I hope this will bring more awareness to what is really happening to women all over the world, every single day. These occurrences are not limited to large companies or Hollywood; they are happening everywhere, all the time.
I don’t want sympathy, I want change. Change in attitudes, and change in behaviour.
Why I Anonymised the Offender
Some people might wonder why I chose to hide information that might reveal Mr Creep’s real identity. Especially given that he is the perpetrator of extremely unprofessional, unethical and sexist behaviour.
Unfortunately, as well as living in a world where sexual harassment is a regular occurrence, we also live in a culture of victim blaming. Whilst I believe that perpetrators of sexual harassment should be held accountable and responsible for their offences and it should not be the responsibility of the victim to protect the identity of someone who clearly does not care for or respect them in any way, that’s not how things are at the moment.
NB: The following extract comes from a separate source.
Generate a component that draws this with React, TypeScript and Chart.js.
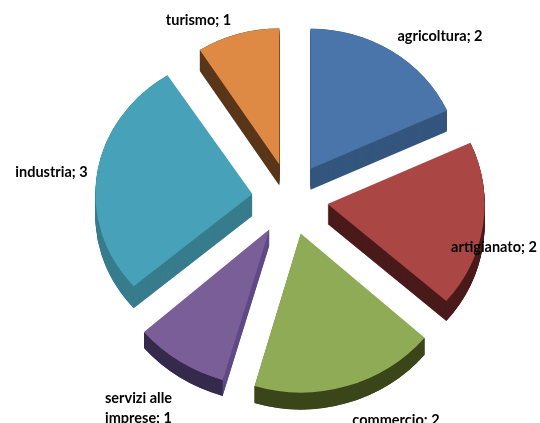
import React, { useEffect, useRef } from "react";
import { Chart, registerables } from "chart.js";

Chart.register(...registerables);

const categories = ["agricoltura", "artigianato", "commercio", "servizi alle imprese", "industria", "turismo"];
const values = [2, 2, 2, 1, 3, 1];
const faceColors = ["#4a75aa", "#aa4744", "#8fab55", "#7a5e98", "#47a2b9", "#de8a44"];
const radialSideColors = ["#34567e", "#4a1a1a", "#3a4519", "#5f4a86", "#367c8c", "#59361a"];
const outerSideColors = ["#34567e", "#4a1a1a", "#3a4519", "#352a4c", "#367c8c", "#59361a"];

const W = 540;
const H = 423;
const RADIUS = 160;
const EXPLODE_X = 38;
const EXPLODE_Y = 36;
// perspective of each exploded slice: on-screen radii and wall height
const sliceRx = [150, 157, 164, 166, 157, 147];
const sliceRy = [140, 148, 159, 157, 141, 136];
const sliceDepth = [21, 20, 17, 16, 22, 21];
const labelLines = [
  [{ x: 440, y: 36, a: "center", t: 0 }],
  [{ x: 494, y: 247, a: "center", t: 0 }],
  [{ x: 396, y: 420, a: "center", t: 0 }],
  [{ x: 105, y: 398, a: "left", t: 1 }, { x: 105, y: 418, a: "left", t: 2 }],
  [{ x: 51.5, y: 172, a: "center", t: 0 }],
  [{ x: 198.5, y: 20, a: "center", t: 0 }],
];

function place(ctx: any, arc: any, i: number, dy: number) {
  const mid = (arc.startAngle + arc.endAngle) / 2;
  ctx.translate(arc.x + Math.cos(mid) * EXPLODE_X, arc.y + Math.sin(mid) * EXPLODE_Y + dy);
  ctx.scale(sliceRx[i] / arc.outerRadius, sliceRy[i] / arc.outerRadius);
  ctx.translate(-arc.x, -arc.y);
}

const pie3d = {
  id: "pie3d",
  beforeDatasetsDraw(chart: any) {
    const { ctx } = chart;
    const arcs = chart.getDatasetMeta(0).data;
    arcs.forEach((arc: any, i: number) => {
      const saved = arc.options.backgroundColor;
      arc.options.backgroundColor = radialSideColors[i];
      for (let d = sliceDepth[i]; d > 0; d -= 1) {
        ctx.save();
        place(ctx, arc, i, d);
        arc.draw(ctx);
        ctx.restore();
      }
      arc.options.backgroundColor = saved;
      ctx.save();
      place(ctx, arc, i, 0);
      const depth = (sliceDepth[i] * arc.outerRadius) / sliceRy[i];
      ctx.beginPath();
      ctx.arc(arc.x, arc.y, arc.outerRadius, arc.startAngle, arc.endAngle);
      ctx.arc(arc.x, arc.y + depth, arc.outerRadius, arc.endAngle, arc.startAngle, true);
      ctx.closePath();
      ctx.fillStyle = outerSideColors[i];
      ctx.fill();
      ctx.restore();
    });
    arcs.forEach((arc: any, i: number) => {
      ctx.save();
      place(ctx, arc, i, 0);
      arc.draw(ctx);
      ctx.restore();
    });
    return false;
  },
  afterDraw(chart: any) {
    const { ctx } = chart;
    ctx.save();
    ctx.fillStyle = "#000";
    ctx.font = "bold 14.5px Lato";
    ctx.textBaseline = "middle";
    labelLines.forEach((lines, i) => {
      const full = `${categories[i]}; ${values[i]}`;
      const words = categories[i].split(" ");
      lines.forEach((l) => {
        const text = l.t === 0 ? full : l.t === 1 ? words.slice(0, 2).join(" ") : `${words[2]}; ${values[i]}`;
        ctx.textAlign = l.a;
        ctx.fillText(text, l.x, l.y);
      });
    });
    ctx.restore();
  },
};

export default function App() {
  const ref = useRef<HTMLCanvasElement>(null);
  useEffect(() => {
    document.body.style.margin = "0";
    const chart = new Chart(ref.current!, {
      type: "pie",
      data: {
        labels: categories,
        datasets: [
          {
            data: values,
            backgroundColor: faceColors,
            borderWidth: 0,
          } as any,
        ],
      },
      options: {
        responsive: false,
        animation: false,
        radius: RADIUS,
        layout: { padding: { left: 40, bottom: 25 } },
        plugins: { legend: { display: false }, tooltip: { enabled: false }, title: { display: false } },
      } as any,
      plugins: [pie3d],
    });
    return () => chart.destroy();
  }, []);
  return <canvas ref={ref} width={W} height={H} style={{ display: "block", position: "absolute", left: 0, top: 0, background: "#fff" }} />;
}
In the case of Lydia Jones, she was criticised for not protecting the identity of the man who turned their business discussion into a sexual one. News organisations and media outlets who have reported on her experience have blurred out his details when using her screenshots of the conversation in their own articles. I even saw some people speculating if it was all just a publicity stunt to promote her new business.
Our society is built to protect and defend perpetrators, not victims.
While I do, on some level, think that I should reveal Mr Creep’s true identity because he does not deserve any protection, and to try and warn other women about him, another part of me thinks the backlash might be too great. It’s a big thing for me to even share what I have of this story so far, and it’s come with many obstacles and difficult decisions that I hadn’t even anticipated when I began writing this post. I’m more comfortable taking this one step at a time.
I’m outraged that Mr Creep and people like him who cause this worry and distress in their victims do not have to be concerned about these things. All the burden is on the women they target. As each new victim continues to move on without exposing them, perpetrators of sexual harassment become more comfortable and confident in being able to harass women, free from consequence.
No woman should be put in the situation where she has to decide between risking her own safety and reputation, or protecting a sexual predator and his reputation.
Hopefully what I have shared is enough to do some good, and those who think I should reveal Mr Creep’s real identity will forgive me for not doing so just yet, if at all.
Mr Creep is Not Just One Person
It’s important to recognise that Mr Creep does not represent all men, and he does not represent all men in the software testing community or industry. I’ve spoken to and befriended so many kind, helpful, and supportive men in and out of the testing community, and I am truly grateful to have them in my life. They are wonderful people.
However, Mr Creep does represent a very real portion of the men who we all know, work with, and interact with on a daily basis. Some of them might even be our friends or family members.
Mr Creep is not just one person. Mr Creep is an entire group of men in our society and in our own technology industry and testing community who think it’s okay to sexually harass and take advantage of women.
I understand that we don’t always feel able to protect or stand up for ourselves, our friends, daughters, sisters, mothers, or colleagues. But one way we can all try to start changing attitudes and address this very real issue is to acknowledge that it exists in our space, and to stop hiding or denying it.
Please acknowledge that Mr Creep is very real, he is more than just one person, and he walks among us.